Lines containing "with" are to be counted. Give the number and nothing more.

## begin Supplied records

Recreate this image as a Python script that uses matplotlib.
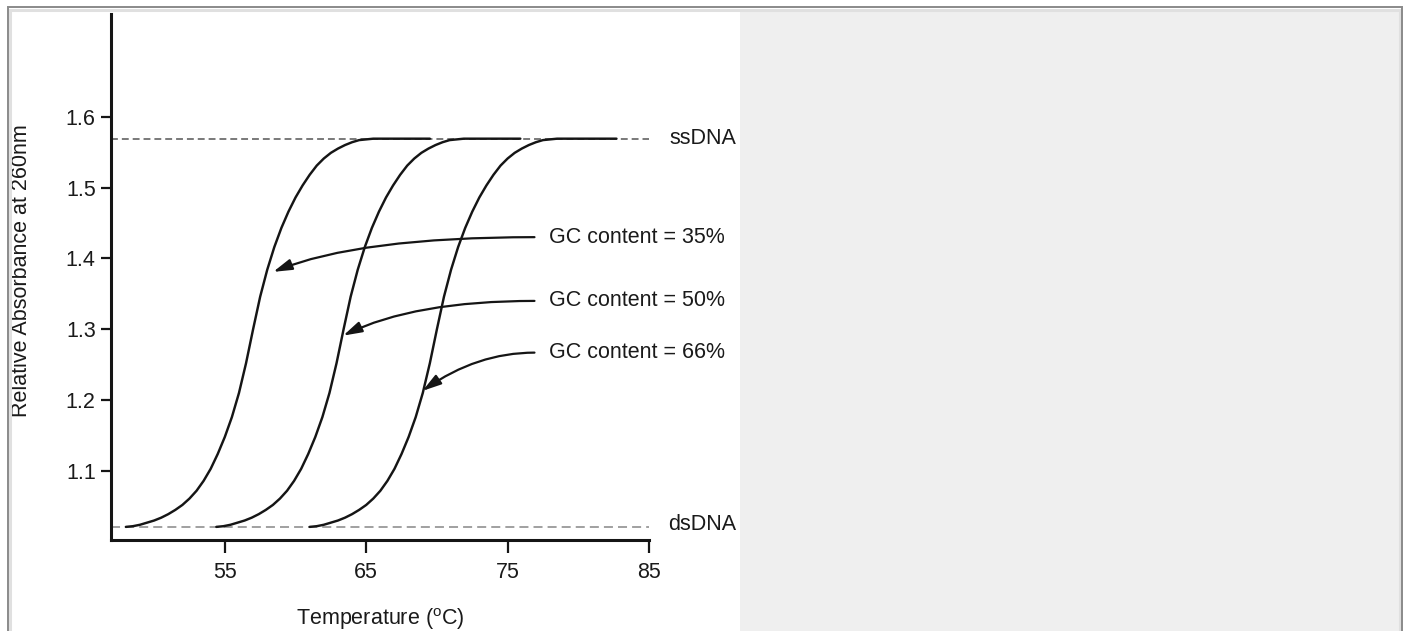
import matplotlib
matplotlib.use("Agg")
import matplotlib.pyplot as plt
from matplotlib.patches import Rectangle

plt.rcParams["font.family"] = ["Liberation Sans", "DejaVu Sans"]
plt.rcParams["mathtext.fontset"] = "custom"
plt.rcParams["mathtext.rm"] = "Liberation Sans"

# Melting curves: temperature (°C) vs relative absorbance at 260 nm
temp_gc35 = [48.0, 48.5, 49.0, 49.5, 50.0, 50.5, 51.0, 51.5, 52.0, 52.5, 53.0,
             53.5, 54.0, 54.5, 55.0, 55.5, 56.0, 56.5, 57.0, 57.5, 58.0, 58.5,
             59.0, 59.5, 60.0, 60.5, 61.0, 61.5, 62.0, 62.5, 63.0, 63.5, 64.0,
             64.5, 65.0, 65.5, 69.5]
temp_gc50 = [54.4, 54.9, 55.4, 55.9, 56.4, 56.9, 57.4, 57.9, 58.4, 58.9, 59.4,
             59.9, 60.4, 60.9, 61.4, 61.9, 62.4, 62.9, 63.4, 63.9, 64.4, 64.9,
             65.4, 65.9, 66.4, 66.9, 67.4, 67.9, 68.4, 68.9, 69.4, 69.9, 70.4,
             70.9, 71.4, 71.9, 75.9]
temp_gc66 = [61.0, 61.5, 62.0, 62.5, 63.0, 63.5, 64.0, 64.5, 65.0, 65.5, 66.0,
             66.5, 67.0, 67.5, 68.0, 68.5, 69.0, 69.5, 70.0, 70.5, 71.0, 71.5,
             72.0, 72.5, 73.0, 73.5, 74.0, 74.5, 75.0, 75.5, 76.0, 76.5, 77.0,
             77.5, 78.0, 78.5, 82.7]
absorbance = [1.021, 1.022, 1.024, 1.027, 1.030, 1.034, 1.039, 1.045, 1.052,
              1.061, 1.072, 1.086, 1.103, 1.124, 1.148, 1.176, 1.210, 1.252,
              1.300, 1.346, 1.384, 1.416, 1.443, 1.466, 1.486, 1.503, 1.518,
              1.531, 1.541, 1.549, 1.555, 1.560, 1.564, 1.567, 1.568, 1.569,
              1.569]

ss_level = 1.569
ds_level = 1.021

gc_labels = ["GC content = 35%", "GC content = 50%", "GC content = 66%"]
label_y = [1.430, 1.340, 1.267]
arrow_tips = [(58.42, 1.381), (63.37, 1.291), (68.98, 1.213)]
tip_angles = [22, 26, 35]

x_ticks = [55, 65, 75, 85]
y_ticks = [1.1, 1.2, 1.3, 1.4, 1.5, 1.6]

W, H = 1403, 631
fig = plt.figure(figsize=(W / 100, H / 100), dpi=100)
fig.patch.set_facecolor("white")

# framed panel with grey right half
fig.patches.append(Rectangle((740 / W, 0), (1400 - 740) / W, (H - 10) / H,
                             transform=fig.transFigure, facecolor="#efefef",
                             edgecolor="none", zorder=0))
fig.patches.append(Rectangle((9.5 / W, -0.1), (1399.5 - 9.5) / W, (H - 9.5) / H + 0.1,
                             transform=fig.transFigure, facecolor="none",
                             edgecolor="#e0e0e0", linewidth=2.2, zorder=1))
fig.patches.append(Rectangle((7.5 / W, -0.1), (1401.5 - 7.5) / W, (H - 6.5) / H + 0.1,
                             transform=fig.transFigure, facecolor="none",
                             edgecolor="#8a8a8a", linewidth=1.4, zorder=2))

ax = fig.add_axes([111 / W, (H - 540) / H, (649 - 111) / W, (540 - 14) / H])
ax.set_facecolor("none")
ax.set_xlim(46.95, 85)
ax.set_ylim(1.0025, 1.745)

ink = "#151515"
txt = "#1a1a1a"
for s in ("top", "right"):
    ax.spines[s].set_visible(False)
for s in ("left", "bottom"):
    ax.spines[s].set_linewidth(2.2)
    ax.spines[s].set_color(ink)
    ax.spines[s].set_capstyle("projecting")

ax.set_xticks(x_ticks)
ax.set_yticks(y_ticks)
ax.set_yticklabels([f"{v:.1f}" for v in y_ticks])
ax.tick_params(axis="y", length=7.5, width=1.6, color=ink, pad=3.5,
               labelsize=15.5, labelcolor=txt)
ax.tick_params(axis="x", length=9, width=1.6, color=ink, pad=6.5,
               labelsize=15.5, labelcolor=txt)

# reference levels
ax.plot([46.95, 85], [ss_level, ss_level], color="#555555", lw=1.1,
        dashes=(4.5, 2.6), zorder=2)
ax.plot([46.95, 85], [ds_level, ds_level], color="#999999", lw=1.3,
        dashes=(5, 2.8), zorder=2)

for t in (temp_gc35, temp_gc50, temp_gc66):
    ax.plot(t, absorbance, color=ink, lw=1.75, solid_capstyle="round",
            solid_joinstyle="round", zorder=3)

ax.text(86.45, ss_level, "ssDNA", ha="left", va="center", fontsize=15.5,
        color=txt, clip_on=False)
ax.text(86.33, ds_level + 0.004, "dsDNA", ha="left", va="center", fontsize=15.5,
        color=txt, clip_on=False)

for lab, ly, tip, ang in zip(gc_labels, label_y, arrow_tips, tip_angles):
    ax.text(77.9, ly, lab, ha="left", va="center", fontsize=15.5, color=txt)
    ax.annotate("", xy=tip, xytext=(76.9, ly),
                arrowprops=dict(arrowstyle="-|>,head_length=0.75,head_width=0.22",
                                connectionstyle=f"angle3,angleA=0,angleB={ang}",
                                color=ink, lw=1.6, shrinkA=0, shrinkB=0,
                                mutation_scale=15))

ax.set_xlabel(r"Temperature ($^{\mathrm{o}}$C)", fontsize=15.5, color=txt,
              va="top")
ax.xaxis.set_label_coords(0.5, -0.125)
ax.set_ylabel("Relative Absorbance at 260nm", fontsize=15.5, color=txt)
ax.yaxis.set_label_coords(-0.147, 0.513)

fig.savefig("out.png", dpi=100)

## end Supplied records
## begin Supplied records

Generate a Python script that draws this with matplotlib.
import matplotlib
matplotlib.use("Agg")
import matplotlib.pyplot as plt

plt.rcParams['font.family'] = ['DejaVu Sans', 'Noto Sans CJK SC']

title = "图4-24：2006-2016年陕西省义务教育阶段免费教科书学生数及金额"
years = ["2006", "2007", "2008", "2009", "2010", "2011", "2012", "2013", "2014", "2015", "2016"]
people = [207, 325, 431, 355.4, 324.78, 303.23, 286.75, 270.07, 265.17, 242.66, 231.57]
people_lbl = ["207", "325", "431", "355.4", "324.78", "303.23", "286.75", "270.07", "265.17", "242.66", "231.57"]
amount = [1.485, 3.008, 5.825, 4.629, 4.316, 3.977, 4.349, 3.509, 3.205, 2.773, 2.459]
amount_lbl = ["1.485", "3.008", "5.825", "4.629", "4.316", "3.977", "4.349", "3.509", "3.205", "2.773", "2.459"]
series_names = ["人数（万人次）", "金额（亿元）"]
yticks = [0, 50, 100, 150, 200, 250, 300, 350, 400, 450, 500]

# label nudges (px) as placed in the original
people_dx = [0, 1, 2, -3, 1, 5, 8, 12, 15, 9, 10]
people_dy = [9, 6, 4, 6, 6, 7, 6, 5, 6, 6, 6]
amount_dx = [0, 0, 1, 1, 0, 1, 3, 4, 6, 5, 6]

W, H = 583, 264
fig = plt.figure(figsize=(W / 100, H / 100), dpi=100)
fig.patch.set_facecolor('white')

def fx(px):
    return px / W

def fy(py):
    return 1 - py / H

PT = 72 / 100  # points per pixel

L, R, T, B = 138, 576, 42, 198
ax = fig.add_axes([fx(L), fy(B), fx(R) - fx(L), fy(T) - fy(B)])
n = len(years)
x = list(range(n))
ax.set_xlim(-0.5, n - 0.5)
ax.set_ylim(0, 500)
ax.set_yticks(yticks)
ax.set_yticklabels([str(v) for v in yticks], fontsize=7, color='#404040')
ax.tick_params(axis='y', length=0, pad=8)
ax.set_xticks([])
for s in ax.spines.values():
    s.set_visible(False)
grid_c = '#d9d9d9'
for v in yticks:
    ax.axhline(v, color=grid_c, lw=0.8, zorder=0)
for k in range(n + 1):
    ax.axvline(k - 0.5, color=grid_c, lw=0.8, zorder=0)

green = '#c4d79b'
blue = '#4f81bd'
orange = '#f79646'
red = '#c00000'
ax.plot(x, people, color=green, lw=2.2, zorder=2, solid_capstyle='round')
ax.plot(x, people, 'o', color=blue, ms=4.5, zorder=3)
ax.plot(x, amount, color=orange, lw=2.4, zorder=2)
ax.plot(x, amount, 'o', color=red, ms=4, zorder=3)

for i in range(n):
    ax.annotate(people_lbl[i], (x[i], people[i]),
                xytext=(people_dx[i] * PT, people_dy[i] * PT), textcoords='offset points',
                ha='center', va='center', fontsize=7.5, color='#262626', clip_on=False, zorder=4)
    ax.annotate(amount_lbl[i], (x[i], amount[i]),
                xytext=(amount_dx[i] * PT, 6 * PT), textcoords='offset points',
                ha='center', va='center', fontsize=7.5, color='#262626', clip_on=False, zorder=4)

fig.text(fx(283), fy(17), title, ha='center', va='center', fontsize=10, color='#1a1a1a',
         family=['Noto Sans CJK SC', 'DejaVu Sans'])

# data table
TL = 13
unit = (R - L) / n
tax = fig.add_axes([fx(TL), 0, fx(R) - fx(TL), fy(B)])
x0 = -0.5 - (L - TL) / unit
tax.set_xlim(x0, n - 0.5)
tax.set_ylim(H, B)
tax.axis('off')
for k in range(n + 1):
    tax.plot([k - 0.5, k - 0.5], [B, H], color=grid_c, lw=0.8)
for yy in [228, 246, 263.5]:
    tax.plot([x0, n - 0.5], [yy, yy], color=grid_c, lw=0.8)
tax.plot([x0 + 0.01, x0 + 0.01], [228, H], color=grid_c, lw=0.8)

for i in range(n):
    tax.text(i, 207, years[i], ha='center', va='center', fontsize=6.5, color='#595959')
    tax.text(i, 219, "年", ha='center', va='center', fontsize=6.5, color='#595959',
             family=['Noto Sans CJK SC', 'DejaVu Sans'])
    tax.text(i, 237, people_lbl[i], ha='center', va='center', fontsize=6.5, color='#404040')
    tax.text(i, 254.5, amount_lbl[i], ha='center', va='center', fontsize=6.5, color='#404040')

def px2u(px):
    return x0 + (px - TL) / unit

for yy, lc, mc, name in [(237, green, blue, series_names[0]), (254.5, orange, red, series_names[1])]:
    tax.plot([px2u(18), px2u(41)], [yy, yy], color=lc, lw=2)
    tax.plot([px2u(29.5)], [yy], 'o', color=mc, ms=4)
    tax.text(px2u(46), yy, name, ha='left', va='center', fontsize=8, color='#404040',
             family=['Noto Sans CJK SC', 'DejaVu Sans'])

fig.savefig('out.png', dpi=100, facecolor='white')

## end Supplied records
## begin Supplied records

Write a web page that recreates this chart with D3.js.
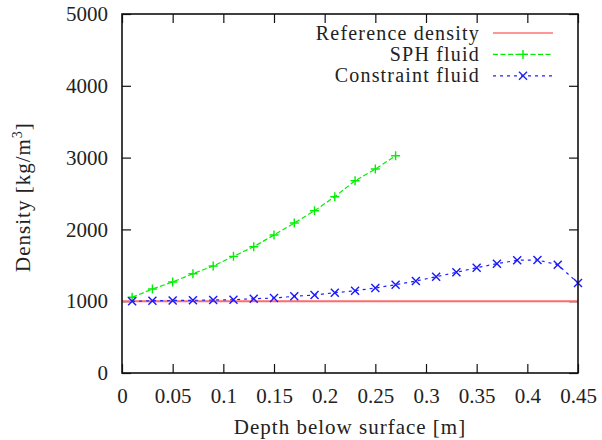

## end Supplied records

Output of the task:
3